The governor noted that achieving universal health coverage in the state was possible with the amount of work being done by the Edo Health Insurance Commission.

“We are improving healthcare access through investment in facilities and equipment, training of personnel and digitalising our healthcare services”, Obaseki added.

In his welcome address, the Edo State Commissioner for Health, Dr. Patrick Okundia, said the summit was to get stakeholders’ input in the development of a blueprint for the effective implementation of the Edo Health Insurance Scheme.

According to him, “The Edo State Health Insurance scheme is aimed at delivering quality healthcare to the doorsteps of the people across the state with a view to achieving the universal health coverage.”

In his lecture titled, “Health Insurance and Reforms: A growing trend in Africa”, Dr. Nathaniel Otoo, commended the political will of the Governor Obaseki-led administration on the implementation of the health insurance scheme for its citizens.

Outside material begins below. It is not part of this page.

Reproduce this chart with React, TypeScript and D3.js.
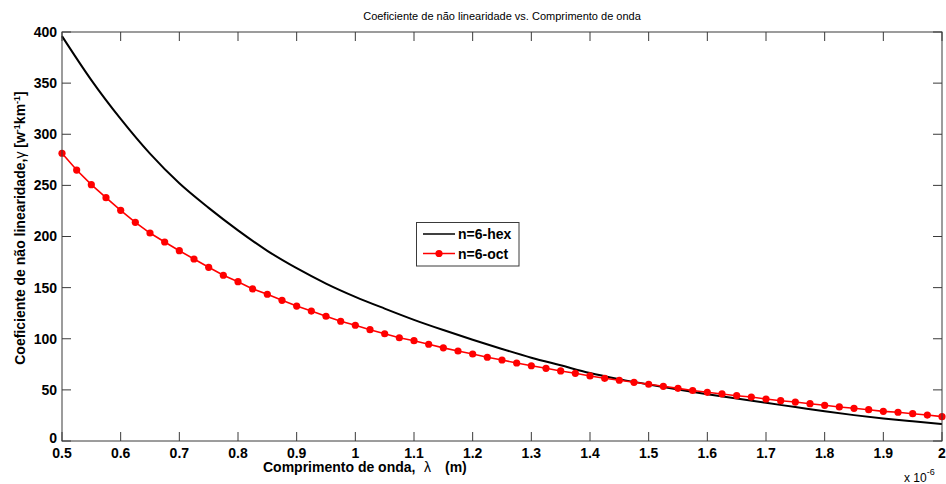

He said Nigeria and Ghana had not been able to contribute 5 per cent of their Gross Domestic Product (GDP) or allocate 15 per cent of their budget to healthcare, a situation that makes the countries lag behind in healthcare delivery.

According to him, “As long as African countries do not contribute to healthcare with local funding, grants from donor agencies would continue to dwindle in the future.”

“For the Edo Insurance scheme to be efficient and sustainable, there should be information sharing among healthcare providers and Health Maintenance Organisations (HMOs), acceptability of the scheme by the people, strategic purchasing, active participation of Civil Society Organisations and accountability”, he added.

On his part, the Director-General of the Edo Health Insurance Commission, Dr. Rock Amego, promised to ensure that about 50 percent of citizens enrol for the scheme by the year 2024, noting that the commission met with chairmen of local government councils on the need for people in their councils to participate in the scheme.

He said that primary healthcare facilities in the state are being strengthened to enable them support private and public health care providers in service delivery.

He added that the source of funding for the health coverage would be gotten from basic health care provision and equity fund.